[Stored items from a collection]
-- Start --

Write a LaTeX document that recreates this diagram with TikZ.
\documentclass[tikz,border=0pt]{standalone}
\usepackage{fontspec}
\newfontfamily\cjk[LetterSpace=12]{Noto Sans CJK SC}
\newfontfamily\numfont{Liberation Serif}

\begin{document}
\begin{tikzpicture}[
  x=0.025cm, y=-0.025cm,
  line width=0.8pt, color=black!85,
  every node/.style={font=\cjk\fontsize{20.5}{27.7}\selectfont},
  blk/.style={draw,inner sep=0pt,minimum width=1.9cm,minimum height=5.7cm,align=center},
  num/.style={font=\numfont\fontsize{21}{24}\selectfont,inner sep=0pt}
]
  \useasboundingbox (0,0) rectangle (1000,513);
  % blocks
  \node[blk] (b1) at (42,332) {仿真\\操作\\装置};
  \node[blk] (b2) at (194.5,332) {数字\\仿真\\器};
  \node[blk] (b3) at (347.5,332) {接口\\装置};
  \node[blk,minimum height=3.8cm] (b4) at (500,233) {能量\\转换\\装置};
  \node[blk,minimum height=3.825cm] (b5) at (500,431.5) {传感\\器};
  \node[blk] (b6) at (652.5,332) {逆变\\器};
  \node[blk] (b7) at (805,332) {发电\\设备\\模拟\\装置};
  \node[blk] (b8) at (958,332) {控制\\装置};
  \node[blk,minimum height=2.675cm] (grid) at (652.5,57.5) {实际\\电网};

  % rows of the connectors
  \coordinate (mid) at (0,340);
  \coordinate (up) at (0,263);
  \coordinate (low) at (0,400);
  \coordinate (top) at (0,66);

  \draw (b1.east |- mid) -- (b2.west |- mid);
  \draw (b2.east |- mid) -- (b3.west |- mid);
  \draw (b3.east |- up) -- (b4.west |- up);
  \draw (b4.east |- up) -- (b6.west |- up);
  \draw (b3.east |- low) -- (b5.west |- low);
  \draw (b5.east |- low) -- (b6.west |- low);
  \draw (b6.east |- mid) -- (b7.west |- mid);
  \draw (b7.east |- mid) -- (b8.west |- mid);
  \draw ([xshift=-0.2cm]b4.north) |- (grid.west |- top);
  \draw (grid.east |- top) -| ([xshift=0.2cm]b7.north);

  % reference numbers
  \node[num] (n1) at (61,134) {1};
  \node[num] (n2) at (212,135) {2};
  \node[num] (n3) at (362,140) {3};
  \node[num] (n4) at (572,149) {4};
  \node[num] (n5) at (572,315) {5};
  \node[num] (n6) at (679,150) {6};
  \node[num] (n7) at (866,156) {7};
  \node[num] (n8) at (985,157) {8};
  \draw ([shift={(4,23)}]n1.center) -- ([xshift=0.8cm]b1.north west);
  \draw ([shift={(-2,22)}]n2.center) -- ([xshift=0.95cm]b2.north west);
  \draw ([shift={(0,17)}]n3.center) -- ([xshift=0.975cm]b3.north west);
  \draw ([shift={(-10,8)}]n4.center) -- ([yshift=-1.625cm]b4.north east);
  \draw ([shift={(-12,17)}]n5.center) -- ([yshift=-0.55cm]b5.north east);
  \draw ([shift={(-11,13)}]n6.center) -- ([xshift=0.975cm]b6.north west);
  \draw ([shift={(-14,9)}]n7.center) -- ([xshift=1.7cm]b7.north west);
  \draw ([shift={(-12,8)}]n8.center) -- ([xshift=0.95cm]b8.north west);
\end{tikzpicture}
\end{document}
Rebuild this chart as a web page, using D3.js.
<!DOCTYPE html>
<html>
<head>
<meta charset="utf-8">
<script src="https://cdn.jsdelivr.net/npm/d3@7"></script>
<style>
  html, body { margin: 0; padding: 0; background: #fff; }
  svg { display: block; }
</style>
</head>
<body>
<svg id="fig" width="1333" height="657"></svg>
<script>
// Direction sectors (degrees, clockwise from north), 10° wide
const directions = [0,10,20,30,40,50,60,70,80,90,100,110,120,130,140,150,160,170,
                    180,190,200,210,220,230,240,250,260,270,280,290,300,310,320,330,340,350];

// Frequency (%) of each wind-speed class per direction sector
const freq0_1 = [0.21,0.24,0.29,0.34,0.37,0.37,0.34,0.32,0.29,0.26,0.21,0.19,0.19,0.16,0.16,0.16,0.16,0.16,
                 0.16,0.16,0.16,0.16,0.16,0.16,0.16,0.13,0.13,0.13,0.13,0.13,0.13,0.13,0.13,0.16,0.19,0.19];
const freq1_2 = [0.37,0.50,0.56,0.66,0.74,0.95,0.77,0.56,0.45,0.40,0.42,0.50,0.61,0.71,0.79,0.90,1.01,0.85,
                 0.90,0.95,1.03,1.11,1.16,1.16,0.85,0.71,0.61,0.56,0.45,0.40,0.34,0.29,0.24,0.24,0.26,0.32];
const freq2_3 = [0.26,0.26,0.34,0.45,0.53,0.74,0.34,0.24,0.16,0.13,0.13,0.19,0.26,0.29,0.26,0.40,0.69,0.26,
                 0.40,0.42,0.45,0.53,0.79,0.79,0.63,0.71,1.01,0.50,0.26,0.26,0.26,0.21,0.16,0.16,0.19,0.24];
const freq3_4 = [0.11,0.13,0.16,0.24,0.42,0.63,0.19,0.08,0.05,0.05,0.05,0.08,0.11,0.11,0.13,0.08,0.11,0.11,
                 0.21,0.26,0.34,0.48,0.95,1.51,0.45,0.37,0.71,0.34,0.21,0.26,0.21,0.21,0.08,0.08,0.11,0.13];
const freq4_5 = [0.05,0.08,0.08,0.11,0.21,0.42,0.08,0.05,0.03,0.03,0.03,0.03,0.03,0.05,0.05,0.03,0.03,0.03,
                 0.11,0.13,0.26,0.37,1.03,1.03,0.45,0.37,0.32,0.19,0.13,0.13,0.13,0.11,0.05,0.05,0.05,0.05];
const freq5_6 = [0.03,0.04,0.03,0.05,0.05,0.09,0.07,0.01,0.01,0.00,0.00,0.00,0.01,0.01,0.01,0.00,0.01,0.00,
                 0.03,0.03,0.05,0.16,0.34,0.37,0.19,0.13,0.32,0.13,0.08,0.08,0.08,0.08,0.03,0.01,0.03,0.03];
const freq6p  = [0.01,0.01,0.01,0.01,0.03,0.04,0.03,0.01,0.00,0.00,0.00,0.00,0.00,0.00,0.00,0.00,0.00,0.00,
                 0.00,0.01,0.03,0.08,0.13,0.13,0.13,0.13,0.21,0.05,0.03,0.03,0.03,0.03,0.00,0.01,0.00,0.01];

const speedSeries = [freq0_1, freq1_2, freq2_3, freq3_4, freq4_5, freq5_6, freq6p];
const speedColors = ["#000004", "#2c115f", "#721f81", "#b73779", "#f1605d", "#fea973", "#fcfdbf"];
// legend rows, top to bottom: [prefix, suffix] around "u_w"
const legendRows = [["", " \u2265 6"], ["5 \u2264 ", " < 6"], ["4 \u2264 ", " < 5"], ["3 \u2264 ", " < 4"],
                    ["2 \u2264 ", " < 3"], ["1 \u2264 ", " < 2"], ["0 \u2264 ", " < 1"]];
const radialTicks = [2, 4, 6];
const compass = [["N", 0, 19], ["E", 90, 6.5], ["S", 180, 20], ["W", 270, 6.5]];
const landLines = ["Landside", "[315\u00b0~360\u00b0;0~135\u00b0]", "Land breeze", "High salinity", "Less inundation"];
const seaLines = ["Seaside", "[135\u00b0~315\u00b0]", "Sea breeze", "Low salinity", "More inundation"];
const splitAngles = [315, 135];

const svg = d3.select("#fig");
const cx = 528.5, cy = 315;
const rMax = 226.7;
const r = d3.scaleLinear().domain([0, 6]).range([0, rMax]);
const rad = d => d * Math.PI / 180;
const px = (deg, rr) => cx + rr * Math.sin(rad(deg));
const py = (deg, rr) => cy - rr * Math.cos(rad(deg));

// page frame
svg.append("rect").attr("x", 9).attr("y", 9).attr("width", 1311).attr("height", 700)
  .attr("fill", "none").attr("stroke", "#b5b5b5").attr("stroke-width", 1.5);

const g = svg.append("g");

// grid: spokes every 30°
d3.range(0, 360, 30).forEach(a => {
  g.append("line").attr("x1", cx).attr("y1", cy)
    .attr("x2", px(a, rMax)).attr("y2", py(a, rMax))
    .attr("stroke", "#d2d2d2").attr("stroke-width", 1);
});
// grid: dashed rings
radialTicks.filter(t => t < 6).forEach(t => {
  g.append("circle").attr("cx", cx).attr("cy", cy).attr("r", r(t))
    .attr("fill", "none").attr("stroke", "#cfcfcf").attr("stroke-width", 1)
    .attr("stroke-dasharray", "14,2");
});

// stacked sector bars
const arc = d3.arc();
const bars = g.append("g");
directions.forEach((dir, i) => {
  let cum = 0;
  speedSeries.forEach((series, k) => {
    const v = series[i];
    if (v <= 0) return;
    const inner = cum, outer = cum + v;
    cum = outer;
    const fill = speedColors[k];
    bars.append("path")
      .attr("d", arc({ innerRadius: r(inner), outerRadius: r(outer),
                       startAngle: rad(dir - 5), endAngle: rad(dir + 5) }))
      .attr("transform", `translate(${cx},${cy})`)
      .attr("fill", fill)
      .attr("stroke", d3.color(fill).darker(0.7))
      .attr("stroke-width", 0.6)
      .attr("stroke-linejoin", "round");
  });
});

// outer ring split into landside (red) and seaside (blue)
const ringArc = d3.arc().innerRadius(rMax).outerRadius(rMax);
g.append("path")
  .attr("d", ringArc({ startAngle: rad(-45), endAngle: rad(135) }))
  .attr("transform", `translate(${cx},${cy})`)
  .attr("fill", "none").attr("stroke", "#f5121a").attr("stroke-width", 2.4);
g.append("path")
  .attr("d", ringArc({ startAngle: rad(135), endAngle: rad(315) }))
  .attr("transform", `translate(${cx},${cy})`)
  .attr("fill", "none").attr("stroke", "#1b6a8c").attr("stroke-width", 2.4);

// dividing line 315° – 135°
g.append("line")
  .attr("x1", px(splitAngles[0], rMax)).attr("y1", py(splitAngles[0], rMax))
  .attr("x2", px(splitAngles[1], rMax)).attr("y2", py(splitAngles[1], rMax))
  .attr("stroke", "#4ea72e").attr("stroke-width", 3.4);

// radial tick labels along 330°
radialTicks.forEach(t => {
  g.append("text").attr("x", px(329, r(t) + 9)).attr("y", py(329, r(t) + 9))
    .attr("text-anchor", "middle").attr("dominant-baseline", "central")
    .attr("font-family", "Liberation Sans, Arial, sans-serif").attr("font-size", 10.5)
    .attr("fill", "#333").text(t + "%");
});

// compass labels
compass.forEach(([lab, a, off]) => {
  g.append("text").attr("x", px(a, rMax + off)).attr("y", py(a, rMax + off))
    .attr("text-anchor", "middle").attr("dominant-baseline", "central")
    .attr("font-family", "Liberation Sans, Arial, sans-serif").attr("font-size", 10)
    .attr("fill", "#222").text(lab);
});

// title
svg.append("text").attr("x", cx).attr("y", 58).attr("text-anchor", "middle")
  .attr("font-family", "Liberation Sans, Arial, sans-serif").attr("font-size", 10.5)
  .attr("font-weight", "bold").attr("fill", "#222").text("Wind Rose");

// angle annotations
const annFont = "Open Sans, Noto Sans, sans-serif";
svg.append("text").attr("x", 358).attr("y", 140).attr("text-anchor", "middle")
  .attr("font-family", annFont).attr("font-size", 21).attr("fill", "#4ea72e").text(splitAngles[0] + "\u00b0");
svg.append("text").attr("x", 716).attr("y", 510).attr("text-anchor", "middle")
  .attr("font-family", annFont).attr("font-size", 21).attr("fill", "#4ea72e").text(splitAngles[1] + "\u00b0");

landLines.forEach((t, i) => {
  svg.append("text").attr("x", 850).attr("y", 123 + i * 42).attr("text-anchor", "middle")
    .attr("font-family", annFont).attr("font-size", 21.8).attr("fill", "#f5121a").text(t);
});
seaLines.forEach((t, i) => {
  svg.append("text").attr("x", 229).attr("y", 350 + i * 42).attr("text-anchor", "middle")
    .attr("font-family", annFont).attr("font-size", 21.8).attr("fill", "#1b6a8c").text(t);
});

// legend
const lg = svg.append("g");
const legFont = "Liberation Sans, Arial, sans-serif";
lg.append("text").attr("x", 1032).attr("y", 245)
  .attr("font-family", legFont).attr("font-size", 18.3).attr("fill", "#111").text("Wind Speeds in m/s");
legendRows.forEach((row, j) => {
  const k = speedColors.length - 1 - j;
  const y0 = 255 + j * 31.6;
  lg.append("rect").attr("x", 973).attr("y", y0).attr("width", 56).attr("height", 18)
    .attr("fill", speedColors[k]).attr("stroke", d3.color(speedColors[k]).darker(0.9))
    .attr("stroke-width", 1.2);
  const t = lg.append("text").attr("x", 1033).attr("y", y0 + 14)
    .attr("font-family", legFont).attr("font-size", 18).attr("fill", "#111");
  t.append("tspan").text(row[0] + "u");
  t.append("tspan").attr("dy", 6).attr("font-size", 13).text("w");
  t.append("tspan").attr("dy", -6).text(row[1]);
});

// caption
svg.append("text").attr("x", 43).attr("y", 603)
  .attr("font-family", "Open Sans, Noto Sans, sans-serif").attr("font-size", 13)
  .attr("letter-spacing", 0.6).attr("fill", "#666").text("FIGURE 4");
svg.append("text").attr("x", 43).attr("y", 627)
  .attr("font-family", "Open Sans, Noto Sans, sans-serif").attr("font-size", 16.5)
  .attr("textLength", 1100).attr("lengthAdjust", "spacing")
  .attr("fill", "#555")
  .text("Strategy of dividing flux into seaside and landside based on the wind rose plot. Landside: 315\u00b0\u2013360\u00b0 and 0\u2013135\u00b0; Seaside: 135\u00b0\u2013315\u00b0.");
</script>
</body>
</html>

-- End --

WHAT THE TASK ASKS:
Repeat exactly the lines from the first line of the records above through the line containing "(top) at (0,66);", both included, and nothing else.

RESULT OF THE TASK:
Write a LaTeX document that recreates this diagram with TikZ.
\documentclass[tikz,border=0pt]{standalone}
\usepackage{fontspec}
\newfontfamily\cjk[LetterSpace=12]{Noto Sans CJK SC}
\newfontfamily\numfont{Liberation Serif}

\begin{document}
\begin{tikzpicture}[
  x=0.025cm, y=-0.025cm,
  line width=0.8pt, color=black!85,
  every node/.style={font=\cjk\fontsize{20.5}{27.7}\selectfont},
  blk/.style={draw,inner sep=0pt,minimum width=1.9cm,minimum height=5.7cm,align=center},
  num/.style={font=\numfont\fontsize{21}{24}\selectfont,inner sep=0pt}
]
  \useasboundingbox (0,0) rectangle (1000,513);
  % blocks
  \node[blk] (b1) at (42,332) {仿真\\操作\\装置};
  \node[blk] (b2) at (194.5,332) {数字\\仿真\\器};
  \node[blk] (b3) at (347.5,332) {接口\\装置};
  \node[blk,minimum height=3.8cm] (b4) at (500,233) {能量\\转换\\装置};
  \node[blk,minimum height=3.825cm] (b5) at (500,431.5) {传感\\器};
  \node[blk] (b6) at (652.5,332) {逆变\\器};
  \node[blk] (b7) at (805,332) {发电\\设备\\模拟\\装置};
  \node[blk] (b8) at (958,332) {控制\\装置};
  \node[blk,minimum height=2.675cm] (grid) at (652.5,57.5) {实际\\电网};

  % rows of the connectors
  \coordinate (mid) at (0,340);
  \coordinate (up) at (0,263);
  \coordinate (low) at (0,400);
  \coordinate (top) at (0,66);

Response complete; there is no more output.